WHAT NEEDS TO BE DONE
Leave the pictures out and quote every line from the start of the listing to the line with "return v / W", inclusive.

DATA SEGMENT
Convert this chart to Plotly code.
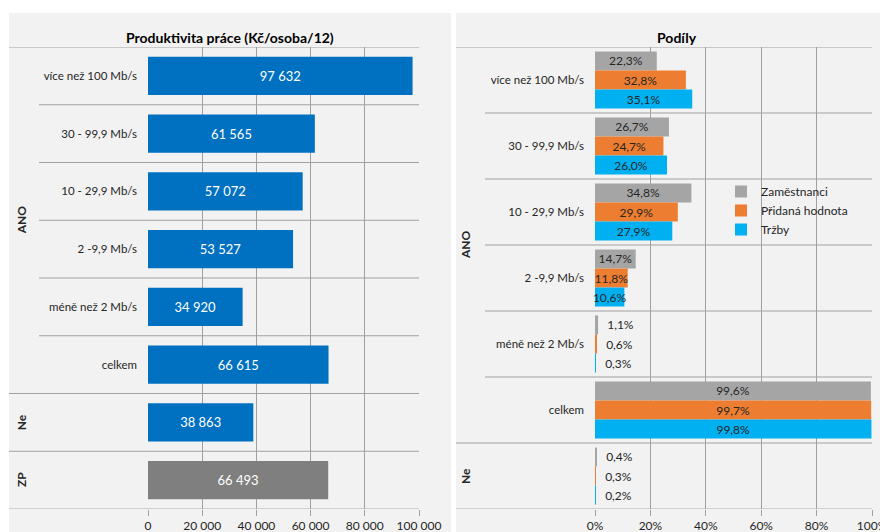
import plotly.graph_objects as go

# ---------------- data ----------------
left_labels = ["více než 100 Mb/s", "30 - 99,9 Mb/s", "10 - 29,9 Mb/s", "2 -9,9 Mb/s",
               "méně než 2 Mb/s", "celkem", "", ""]
left_values = [97632, 61565, 57072, 53527, 34920, 66615, 38863, 66493]
left_groups = ["ANO", "Ne", "ZP"]
left_group_rows = [[0, 1, 2, 3, 4, 5], [6], [7]]

right_labels = ["více než 100 Mb/s", "30 - 99,9 Mb/s", "10 - 29,9 Mb/s", "2 -9,9 Mb/s",
                "méně než 2 Mb/s", "celkem", ""]
right_groups = ["ANO", "Ne"]
right_group_rows = [[0, 1, 2, 3, 4, 5], [6]]
series_names = ["Zaměstnanci", "Přidaná hodnota", "Tržby"]
zamestnanci = [22.3, 26.7, 34.8, 14.7, 1.1, 99.6, 0.4]
pridana = [32.8, 24.7, 29.9, 11.8, 0.6, 99.7, 0.3]
trzby = [35.1, 26.0, 27.9, 10.6, 0.3, 99.8, 0.2]

x_left_ticks = [0, 20000, 40000, 60000, 80000, 100000]
x_right_ticks = [0, 20, 40, 60, 80, 100]
x_right_ticktext = ["0%", "20%", "40%", "60%", "80%", "100%"]

# ---------------- style ----------------
W, H = 880, 532
FONT = "Lato"
BLUE, GREY_BAR = "#0070c0", "#7f7f7f"
SERIES_COLORS = ["#a5a5a5", "#ed7d31", "#00b0f0"]
GRID = "#a0a0a0"
PANEL = "#f2f2f2"
TXT = "#262626"
NB = "\u00a0"

def px_x(v):
    return v / W

def px_y(v):
    return (H - v) / H

fig = go.Figure()

left_colors = [BLUE] * (len(left_values) - 1) + [GREY_BAR]
fig.add_trace(go.Bar(
    x=left_values, y=list(range(len(left_values))), orientation="h",
    marker=dict(color=left_colors, line=dict(width=0)), width=0.66,
    texttemplate="%{x:,.0f}", textposition="inside", insidetextanchor="middle",
    textfont=dict(color="white", size=13, family=FONT),
    showlegend=False, xaxis="x", yaxis="y", hoverinfo="skip",
))

bw = (1 - 0.136) / 3
for k, (name, vals, col) in enumerate(zip(series_names, [zamestnanci, pridana, trzby], SERIES_COLORS)):
    pos = ["outside" if v < 5 else "inside" for v in vals]
    tmpl = [(NB * 2 + "%{x:.1f}%") if v < 5 else "%{x:.1f}%" for v in vals]
    fig.add_trace(go.Bar(
        x=vals, y=list(range(len(vals))), orientation="h", name=name,
        marker=dict(color=col, line=dict(width=0)),
        width=bw, offset=-1.5 * bw + k * bw,
        texttemplate=tmpl, textposition=pos, insidetextanchor="middle",
        constraintext="none",
        textfont=dict(color=TXT, size=12, family=FONT),
        xaxis="x2", yaxis="y2", hoverinfo="skip", cliponaxis=False,
    ))

ydom = [px_y(509), px_y(47)]
axis_common = dict(showline=False, zeroline=False, showgrid=True, gridcolor=GRID, gridwidth=1,
                   ticks="outside", ticklen=6, tickcolor=GRID, automargin=False,
                   ticklabeloverflow="allow",
                   tickfont=dict(size=12, family=FONT, color=TXT))
yfont = dict(size=11.5, family=FONT, color=TXT)

fig.update_layout(
    width=W, height=H, margin=dict(l=0, r=0, t=0, b=0, autoexpand=False),
    paper_bgcolor="white", plot_bgcolor="rgba(0,0,0,0)",
    separators=", ", barmode="group",
    font=dict(family=FONT, size=12, color=TXT),
    xaxis=dict(domain=[px_x(148), px_x(419)], range=[0, 100000], tickvals=x_left_ticks,
               tickformat=",", anchor="y", **axis_common),
    yaxis=dict(domain=ydom, range=[len(left_values) - 0.5, -0.5], tickvals=list(range(len(left_labels))),
               ticktext=left_labels, showgrid=False, zeroline=False, ticks="", ticklabelstandoff=10,
               tickfont=yfont, anchor="x", automargin=False),
    xaxis2=dict(domain=[px_x(595), px_x(872)], range=[0, 100], tickvals=x_right_ticks,
                ticktext=x_right_ticktext, anchor="y2", **axis_common),
    yaxis2=dict(domain=ydom, range=[len(right_labels) - 0.5, -0.5], tickvals=list(range(len(right_labels))),
                ticktext=right_labels, showgrid=False, zeroline=False, ticks="", ticklabelstandoff=10,
                tickfont=yfont, anchor="x2", automargin=False),
    legend=dict(x=px_x(721), y=px_y(177), xanchor="left", yanchor="top",
                bgcolor="rgba(0,0,0,0)", font=dict(size=12, family=FONT, color=TXT),
                itemwidth=30, tracegroupgap=0),
)

shapes = []
# panel backgrounds
shapes.append(dict(type="rect", xref="paper", yref="paper", x0=px_x(9), x1=px_x(451),
                   y0=0, y1=px_y(13), fillcolor=PANEL, line=dict(width=0), layer="below"))
shapes.append(dict(type="rect", xref="paper", yref="paper", x0=px_x(456), x1=1,
                   y0=0, y1=px_y(13), fillcolor=PANEL, line=dict(width=0), layer="below"))

def add_separators(yref, n, group_rows, x_full, x_sub, x_end):
    full = {-0.5} | {rows[-1] + 0.5 for rows in group_rows}
    for i in range(n + 1):
        yv = i - 0.5
        last = (i == n)
        x0 = x_full if yv in full else x_sub
        shapes.append(dict(type="line", xref="paper", yref=yref, x0=px_x(x0), x1=px_x(x_end),
                           y0=yv, y1=yv,
                           line=dict(color="#d0d0d0" if last else GRID, width=2 if last else 1),
                           layer="below"))

add_separators("y", len(left_values), left_group_rows, 9, 39, 419)
add_separators("y2", len(right_labels), right_group_rows, 456, 485, 872)

annotations = []
for g, rows in zip(left_groups, left_group_rows):
    annotations.append(dict(xref="paper", yref="y", x=px_x(21), y=sum(rows) / len(rows), text="<b>%s</b>" % g,
                            textangle=-90, showarrow=False, font=dict(size=12, family=FONT, color=TXT),
                            xanchor="center", yanchor="middle"))
for g, rows in zip(right_groups, right_group_rows):
    annotations.append(dict(xref="paper", yref="y2", x=px_x(465), y=sum(rows) / len(rows), text="<b>%s</b>" % g,
                            textangle=-90, showarrow=False, font=dict(size=12, family=FONT, color=TXT),
                            xanchor="center", yanchor="middle"))
annotations.append(dict(xref="paper", yref="paper", x=px_x(230), y=px_y(37), xanchor="center", yanchor="middle",
                        text="<b>Produktivita práce (Kč/osoba/12)</b>", showarrow=False,
                        font=dict(size=14, family=FONT, color="#000000")))
annotations.append(dict(xref="paper", yref="paper", x=px_x(677), y=px_y(37), xanchor="center", yanchor="middle",
                        text="<b>Podíly</b>", showarrow=False,
                        font=dict(size=14, family=FONT, color="#000000")))

fig.update_layout(shapes=shapes, annotations=annotations)
fig.write_html("out.html")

EXERCISE SOLUTION
Convert this chart to Plotly code.
import plotly.graph_objects as go

# ---------------- data ----------------
left_labels = ["více než 100 Mb/s", "30 - 99,9 Mb/s", "10 - 29,9 Mb/s", "2 -9,9 Mb/s",
               "méně než 2 Mb/s", "celkem", "", ""]
left_values = [97632, 61565, 57072, 53527, 34920, 66615, 38863, 66493]
left_groups = ["ANO", "Ne", "ZP"]
left_group_rows = [[0, 1, 2, 3, 4, 5], [6], [7]]

right_labels = ["více než 100 Mb/s", "30 - 99,9 Mb/s", "10 - 29,9 Mb/s", "2 -9,9 Mb/s",
                "méně než 2 Mb/s", "celkem", ""]
right_groups = ["ANO", "Ne"]
right_group_rows = [[0, 1, 2, 3, 4, 5], [6]]
series_names = ["Zaměstnanci", "Přidaná hodnota", "Tržby"]
zamestnanci = [22.3, 26.7, 34.8, 14.7, 1.1, 99.6, 0.4]
pridana = [32.8, 24.7, 29.9, 11.8, 0.6, 99.7, 0.3]
trzby = [35.1, 26.0, 27.9, 10.6, 0.3, 99.8, 0.2]

x_left_ticks = [0, 20000, 40000, 60000, 80000, 100000]
x_right_ticks = [0, 20, 40, 60, 80, 100]
x_right_ticktext = ["0%", "20%", "40%", "60%", "80%", "100%"]

# ---------------- style ----------------
W, H = 880, 532
FONT = "Lato"
BLUE, GREY_BAR = "#0070c0", "#7f7f7f"
SERIES_COLORS = ["#a5a5a5", "#ed7d31", "#00b0f0"]
GRID = "#a0a0a0"
PANEL = "#f2f2f2"
TXT = "#262626"
NB = "\u00a0"

def px_x(v):
    return v / W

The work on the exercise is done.